=== TASK TO COMPLETE ===
Copy every line of the entries that includes the word "matplotlib".
--------------------------------
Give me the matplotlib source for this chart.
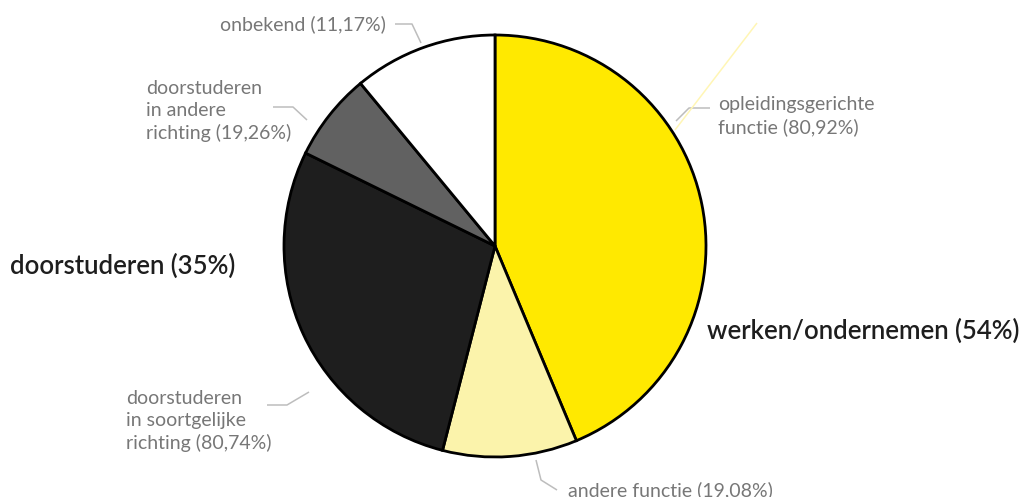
import matplotlib
matplotlib.use("Agg")
from matplotlib import pyplot as plt

# main groups (%)
group_labels = ["werken/ondernemen (54%)", "doorstuderen (35%)"]
group_share = [54, 35]
unknown_share = 11

# sub-shares within each group (%)
work_sub = [80.92, 19.08]
study_sub = [80.74, 19.26]

slice_labels = ["opleidingsgerichte\nfunctie (80,92%)",
                "andere functie (19,08%)",
                "doorstuderen\nin soortgelijke\nrichting (80,74%)",
                "doorstuderen\nin andere\nrichting (19,26%)",
                "onbekend (11,17%)"]

values = [group_share[0] * work_sub[0] / 100, group_share[0] * work_sub[1] / 100,
          group_share[1] * study_sub[0] / 100, group_share[1] * study_sub[1] / 100,
          unknown_share]
colors = ["#FFE900", "#FBF3AB", "#1E1E1E", "#616161", "#FFFFFF"]

H = 497
plt.rcParams['font.family'] = ['Lato', 'DejaVu Sans']

fig = plt.figure(figsize=(10.2, 4.97), dpi=100)
ax = fig.add_axes([0, 0, 1, 1])

ax.pie(values, colors=colors, startangle=90, counterclock=False,
       center=(495, H - 246), radius=211, frame=True,
       wedgeprops=dict(edgecolor='black', linewidth=2))
ax.set_xlim(0, 1020)
ax.set_ylim(0, H)
ax.set_aspect('auto')
ax.axis('off')

def leader(pts, color="#BDBDBD"):
    xs = [p[0] for p in pts]
    ys = [H - p[1] for p in pts]
    ax.plot(xs, ys, color=color, lw=1.1, solid_capstyle='butt')

leader([(395, 24), (412, 24), (421, 43)])
leader([(273, 107), (293, 107), (307, 120)])
leader([(710, 108), (689, 108), (676, 121)])
leader([(267, 405), (287, 405), (309, 392)])
leader([(536, 460), (541, 480), (557, 490)])
leader([(675, 130), (757, 23)], color="#FFF6B5")

grey = "#777777"
fs = 14
ls = 1.36
ax.text(220, H - 24, slice_labels[4], fontsize=fs, color=grey, va='center', ha='left')
ax.text(146, H - 111, slice_labels[3], fontsize=fs, color=grey, va='center', ha='left', linespacing=ls)
ax.text(718, H - 116, slice_labels[0], fontsize=fs, color=grey, va='center', ha='left', linespacing=ls)
ax.text(126, H - 421, slice_labels[2], fontsize=fs, color=grey, va='center', ha='left', linespacing=ls)
ax.text(568, H - 490, slice_labels[1], fontsize=fs, color=grey, va='center', ha='left')

ax.text(10, H - 266, group_labels[1], fontsize=18.5, color="#1E1E1E", va='center', ha='left', fontweight='semibold')
ax.text(707, H - 331, group_labels[0], fontsize=18.5, color="#1E1E1E", va='center', ha='left', fontweight='semibold')

fig.savefig("out.png", dpi=100)
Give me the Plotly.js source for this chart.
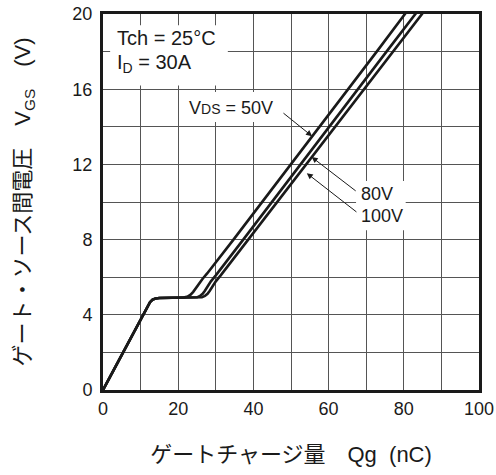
<!DOCTYPE html>
<html>
<head>
<meta charset="utf-8">
<script src="https://cdn.plot.ly/plotly-3.0.1.min.js"></script>
<style>html,body{margin:0;padding:0;background:#fff;}#chart{width:496px;height:475px;}</style>
</head>
<body>
<div id="chart"></div>
<script>
// Gate charge Qg (nC) vs gate-source voltage VGS (V)
var q50  = [0, 11, 11.8, 12.5, 13.2, 14, 15, 20, 21.5, 22.5, 23.3, 24.0, 24.7, 25.5, 26.5, 27.7, 34.7, 72.8, 80.3, 82];
var v50  = [0, 4.1, 4.42, 4.67, 4.81, 4.87, 4.89, 4.9, 4.92, 4.97, 5.07, 5.22, 5.42, 5.65, 5.92, 6.2, 8.0, 18.0, 20.0, 20.45];
var q80  = [0, 11, 11.8, 12.5, 13.2, 14, 15, 24, 25.0, 25.8, 26.5, 27.1, 27.8, 28.7, 30.0, 37.3, 75.4, 83, 85];
var v80  = [0, 4.1, 4.42, 4.67, 4.81, 4.87, 4.89, 4.9, 4.93, 5.0, 5.12, 5.28, 5.5, 5.78, 6.1, 8.0, 18.0, 20.0, 20.5];
var q100 = [0, 11, 11.8, 12.5, 13.2, 14, 15, 25.2, 26.3, 27.1, 27.8, 28.4, 29.1, 30.0, 31.3, 38.6, 77.0, 84.8, 86];
var v100 = [0, 4.1, 4.42, 4.67, 4.81, 4.87, 4.89, 4.9, 4.93, 5.0, 5.12, 5.28, 5.5, 5.78, 6.1, 8.0, 18.0, 20.0, 20.3];
var seriesNames = ["VDS = 50V", "80V", "100V"];

var LAT = "Liberation Sans, Arial, 'Noto Sans CJK JP', sans-serif";
var lineStyle = {color: "#1a1a1a", width: 2.6, shape: "linear"};
var traces = [
  {x: q50, y: v50, name: seriesNames[0], mode: "lines", line: lineStyle, hoverinfo: "skip"},
  {x: q80, y: v80, name: seriesNames[1], mode: "lines", line: lineStyle, hoverinfo: "skip"},
  {x: q100, y: v100, name: seriesNames[2], mode: "lines", line: lineStyle, hoverinfo: "skip"}
];

function box(x0, x1, y0, y1) {
  return {type: "rect", xref: "x", yref: "y", x0: x0, x1: x1, y0: y0, y1: y1,
          fillcolor: "#ffffff", line: {width: 0}, layer: "between"};
}
function txt(x, y, t, size) {
  return {xref: "x", yref: "y", x: x, y: y, text: t, showarrow: false, xanchor: "left", yanchor: "middle",
          font: {family: LAT, size: size, color: "#1a1a1a"}};
}
function arrow(x0, y0, x1, y1) {
  return {xref: "x", yref: "y", axref: "x", ayref: "y", ax: x0, ay: y0, x: x1, y: y1, text: "",
          showarrow: true, arrowhead: 2, arrowsize: 1.2, arrowwidth: 1, arrowcolor: "#1a1a1a"};
}

var layout = {
  width: 496, height: 475,
  margin: {l: 103, r: 17, t: 14, b: 85},
  paper_bgcolor: "#ffffff", plot_bgcolor: "#ffffff",
  showlegend: false,
  font: {family: LAT, color: "#1a1a1a"},
  xaxis: {
    range: [0, 100], tickmode: "linear", tick0: 0, dtick: 20,
    showgrid: true, gridcolor: "#555555", gridwidth: 1,
    minor: {dtick: 10, tick0: 0, showgrid: true, gridcolor: "#555555", gridwidth: 1},
    showline: true, linecolor: "#1a1a1a", linewidth: 3, mirror: true,
    zeroline: false, ticks: "", ticklabelstandoff: 0,
    tickfont: {family: LAT, size: 18, color: "#1a1a1a"},
    title: {text: "ゲートチャージ量\u3000Qg\u00a0\u00a0(nC)", font: {family: LAT, size: 22, color: "#1a1a1a"}, standoff: 30},
    fixedrange: true
  },
  yaxis: {
    range: [0, 20], tickmode: "linear", tick0: 0, dtick: 4,
    showgrid: true, gridcolor: "#555555", gridwidth: 1,
    minor: {dtick: 2, tick0: 0, showgrid: true, gridcolor: "#555555", gridwidth: 1},
    showline: true, linecolor: "#1a1a1a", linewidth: 3, mirror: true,
    zeroline: false, ticks: "", ticklabelstandoff: 4,
    tickfont: {family: LAT, size: 18, color: "#1a1a1a"},
    title: {text: "ゲート・ソース間電圧\u3000V<sub>GS</sub>\u3000(V)", font: {family: LAT, size: 22, color: "#1a1a1a"}, standoff: 36},
    fixedrange: true
  },
  shapes: [
    box(1.9, 33.2, 16.2, 19.4),
    box(21.3, 46.5, 14.26, 15.85),
    box(67.3, 80.5, 8.5, 11.12)
  ],
  annotations: [
    txt(3.2, 18.72, "Tch = 25°C", 20),
    txt(3.2, 17.35, "I<sub>D</sub> = 30A", 20),
    txt(22.4, 15.0, "V<span style='font-size:14px'>DS</span> = 50V", 18),
    txt(68.2, 10.45, "80V", 18),
    txt(68.2, 9.27, "100V", 18),
    arrow(47.6, 14.79, 55.6, 13.5),
    arrow(67.6, 10.53, 55.5, 12.39),
    arrow(67.8, 9.41, 54.2, 11.53)
  ]
};

Plotly.newPlot("chart", traces, layout, {staticPlot: true, displayModeBar: false});
</script>
</body>
</html>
--------------------------------
=== CORRECT RESULT ===
Give me the matplotlib source for this chart.
import matplotlib
matplotlib.use("Agg")
from matplotlib import pyplot as plt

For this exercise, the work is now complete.